Hungarian GP: Red Bull's incredible 20m pre-race repair fixes Max Verstappen's car
See how incredible teamwork from the Red Bull Racing mechanics enabled Max Verstappen to recover from a pre-race crash to taking the start of the 2020 Hungarian...

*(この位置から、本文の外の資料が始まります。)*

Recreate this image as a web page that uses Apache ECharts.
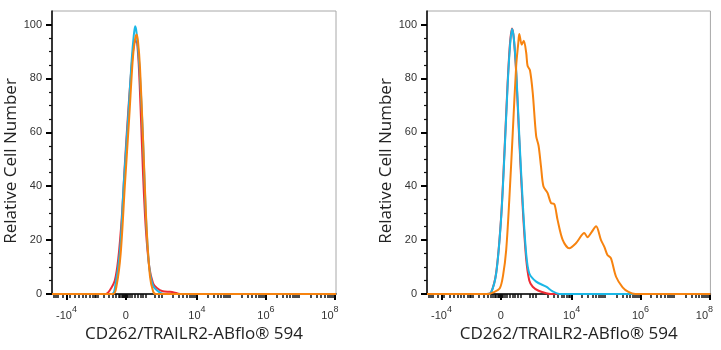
<!DOCTYPE html>
<html><head><meta charset="utf-8">
<script src="https://cdn.jsdelivr.net/npm/echarts@6/dist/echarts.min.js"></script>
<style>html,body{margin:0;padding:0;background:#fff}#c{width:721px;height:350px}</style>
</head><body><div id="c"></div>
<script>
// x values are in logicle display units (decades: 4 = 10^4, 6 = 10^6 ...)
const xTickPos = [0.22, 1.94, 4, 6, 8];
const xTickBase = ['-10', '0', '10', '10', '10'];
const xTickExp = ['4', '', '4', '6', '8'];
const xMinorLinear = [-0.15, -0.08, -0.02, 0.1, 0.3, 0.45, 0.58, 0.68, 0.78, 0.88, 0.97, 1.04, 1.08, 1.12,
  1.3, 1.45, 1.56, 1.65, 1.72, 1.77, 1.81, 1.85, 1.88, 1.91, 1.97, 2.0, 2.06, 2.12, 2.2, 2.28, 2.36, 2.44,
  2.52, 2.78, 2.88, 2.97];
const xMinorMult = [2, 3, 4, 5, 6, 7, 8, 9];
const xMinorDecades = [3, 4, 5, 6, 7];
const yTicks = [0, 20, 40, 60, 80, 100];
const yMinorTicks = [5, 10, 15, 25, 30, 35, 45, 50, 55, 65, 70, 75, 85, 90, 95];
const xTitle = 'CD262/TRAILR2-ABflo® 594';
const yTitle = 'Relative Cell Number';

const leftRed = [[-0.2,0],[1.36,0],[1.48,1.5],[1.62,5],[1.72,13],[1.82,28],[1.91,48],[2.01,68],[2.11,85],[2.18,93],[2.23,94],[2.30,88],[2.37,68],[2.44,44],[2.52,24],[2.62,10],[2.73,4],[2.84,2.2],[3.01,1],[3.22,0.8],[3.33,0.6],[3.51,0],[8.03,0]];
const leftCyan = [[-0.2,0],[1.53,0],[1.62,2],[1.77,16],[1.88,41],[2.01,66],[2.11,87],[2.17,96],[2.21,99.3],[2.25,97],[2.33,85],[2.43,60],[2.51,32],[2.61,11],[2.73,3],[2.93,0.5],[3.07,0],[8.03,0]];
const leftOrange = [[-0.2,0],[1.57,0],[1.67,3],[1.79,15],[1.91,40],[2.04,66],[2.14,87],[2.20,94],[2.25,96.3],[2.29,94],[2.35,84],[2.44,57],[2.54,25],[2.64,6.4],[2.73,1],[2.81,0],[8.03,0]];

const rightRed = [[-0.2,0],[1.54,0],[1.66,0.5],[1.81,8],[1.95,28],[2.05,53],[2.14,78],[2.21,93],[2.27,98.5],[2.32,95],[2.39,82],[2.48,57],[2.58,32],[2.68,13],[2.77,5],[2.87,2.7],[3.04,1.2],[3.26,0.3],[3.39,0],[8.03,0]];
const rightCyan = [[-0.2,0],[1.54,0],[1.66,0.5],[1.81,7.7],[1.95,27.6],[2.05,52],[2.14,77],[2.21,92],[2.27,98.3],[2.32,95],[2.39,83],[2.48,58.6],[2.58,34],[2.68,15],[2.77,7.7],[2.97,4.6],[3.26,2.7],[3.45,1],[3.64,0],[8.03,0]];
const rightOrange = [[-0.2,0],[1.59,0],[1.71,0.5],[1.91,2],[2.01,7],[2.10,16.4],[2.19,35],[2.29,59.8],[2.39,84.7],[2.45,93],[2.48,96.5],[2.55,92.5],[2.61,94],[2.68,89.6],[2.72,84.7],[2.79,83],[2.87,74.7],[2.97,58.6],[3.04,55],[3.11,47.4],[3.18,40],[3.30,37.5],[3.40,33.8],[3.50,33.3],[3.59,27.6],[3.74,20.1],[3.93,17],[4.13,18.9],[4.37,22.6],[4.46,21.1],[4.58,23],[4.71,25.1],[4.85,20.1],[4.95,17.5],[5.04,14.5],[5.14,13.3],[5.29,6.4],[5.48,2.5],[5.65,0.8],[5.85,0],[8.03,0]];

const colors = {red: '#ee2b33', cyan: '#1bb7e6', orange: '#f7830f'};
const X_MIN = -0.2, X_MAX = 8.03, Y_MIN = 0, Y_MAX = 105;

const xMinor = xMinorLinear.slice();
xMinorDecades.forEach(k => xMinorMult.forEach(m => xMinor.push(k + Math.log10(m))));

const labelFont = 'Liberation Sans, Arial, sans-serif';
const titleFont = 'Open Sans, Noto Sans, sans-serif';

function xLabelFmt(v) {
  let best = 0;
  xTickPos.forEach((p, i) => { if (Math.abs(p - v) < Math.abs(xTickPos[best] - v)) best = i; });
  const e = xTickExp[best];
  const pad = best === xTickPos.length - 1 ? '{r|}' : '';
  return '{b|' + xTickBase[best] + '}' + (e ? '{s|' + e + '}' : '') + pad;
}

const grids = [
  {left: 52, top: 11, width: 284, height: 283},
  {left: 427, top: 11, width: 284, height: 283}
];

const xAxes = [], yAxes = [];
grids.forEach((g, gi) => {
  xAxes.push({
    gridIndex: gi, type: 'value', position: 'bottom', min: X_MIN, max: X_MAX,
    name: xTitle, nameLocation: 'middle', nameGap: 32,
    nameTextStyle: {fontFamily: titleFont, fontSize: 17, color: '#222'},
    axisLine: {show: true, onZero: false, lineStyle: {color: '#000', width: 1.5}},
    axisTick: {show: true, length: 6, lineStyle: {color: '#000', width: 2}, customValues: xTickPos},
    axisLabel: {show: true, margin: 5, customValues: xTickPos, formatter: xLabelFmt,
      rich: {
        b: {fontFamily: labelFont, fontSize: 11, color: '#333', verticalAlign: 'bottom', lineHeight: 22},
        s: {fontFamily: labelFont, fontSize: 9, color: '#333', verticalAlign: 'bottom', lineHeight: 22, padding: [0, 0, 7, 0]},
        r: {width: 10}
      }},
    splitLine: {show: false}
  });
  xAxes.push({
    gridIndex: gi, type: 'value', position: 'bottom', min: X_MIN, max: X_MAX,
    axisLine: {show: false, onZero: false},
    axisTick: {show: true, length: 4, lineStyle: {color: '#111', width: 1.5}, customValues: xMinor},
    axisLabel: {show: false}, splitLine: {show: false}
  });
  yAxes.push({
    gridIndex: gi, type: 'value', position: 'left', min: Y_MIN, max: Y_MAX,
    name: yTitle, nameLocation: 'middle', nameGap: 27, nameRotate: 90,
    nameTextStyle: {fontFamily: titleFont, fontSize: 17, color: '#222', padding: [0, 17, 0, 0]},
    axisLine: {show: true, onZero: false, lineStyle: {color: '#000', width: 1.5}},
    axisTick: {show: true, length: 6, lineStyle: {color: '#000', width: 2}, customValues: yTicks},
    axisLabel: {show: true, margin: 10, customValues: yTicks, fontFamily: labelFont, fontSize: 11, color: '#333'},
    splitLine: {show: false}
  });
  yAxes.push({
    gridIndex: gi, type: 'value', position: 'left', min: Y_MIN, max: Y_MAX,
    axisLine: {show: false, onZero: false},
    axisTick: {show: true, length: 3, lineStyle: {color: '#111', width: 1.2}, customValues: yMinorTicks},
    axisLabel: {show: false}, splitLine: {show: false}
  });
});

function line(data, color, gi, z) {
  return {type: 'line', data: data, xAxisIndex: gi * 2, yAxisIndex: gi * 2, showSymbol: false,
    smooth: 0.3, z: z, lineStyle: {color: color, width: 2}, itemStyle: {color: color}, silent: true};
}

const chart = echarts.init(document.getElementById('c'), null, {renderer: 'canvas'});
chart.setOption({
  animation: false,
  backgroundColor: '#fff',
  grid: grids.map(g => Object.assign({show: true, borderColor: '#a8a8a8', borderWidth: 1, backgroundColor: 'transparent'}, g)),
  xAxis: xAxes,
  yAxis: yAxes,
  series: [
    line(leftRed, colors.red, 0, 2), line(leftCyan, colors.cyan, 0, 3), line(leftOrange, colors.orange, 0, 4),
    line(rightRed, colors.red, 1, 2), line(rightCyan, colors.cyan, 1, 3), line(rightOrange, colors.orange, 1, 4)
  ]
});
</script></body></html>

 クラッシュのあと、グリッドに着いてクルマから降りて、「終わった」って言ったけど、メカニックがすぐにクルマに向かって作業を初めて、素晴らしい仕事をして治してくれたんだ。とにかくレースがスタートするときはそれだけで嬉しかったね。1周目からクルマの調子も良くて、戦略でも良いタイミングでピットに入ることができたんだ。おかげで今日は2台のメルセデスの間に割って入ることができたよ。僕らにとっては素晴らしい結果だし、思ってもみなかったよ。

 フェルスタッペンにとってのハンガリーGPは、金曜日からクルマの不審な挙動に苦しめられ、予選も7位と厳しい結果となったが、レース中に起きたこの3つの要因がフェルスタッペンを笑顔にさせる2位をもたらした。とはいえ今週は金曜日から終始クルマの不審な挙動に苦しめられ、予選でも7位と本来の位置に付けなかった。レッドブルがこの根本的な問題を解決しない限り、今シーズン中の優勝も危ういだろう。今回見せたチームワークでどこまで挽回できるか、レッドブルにある課題はまだ多く残っている。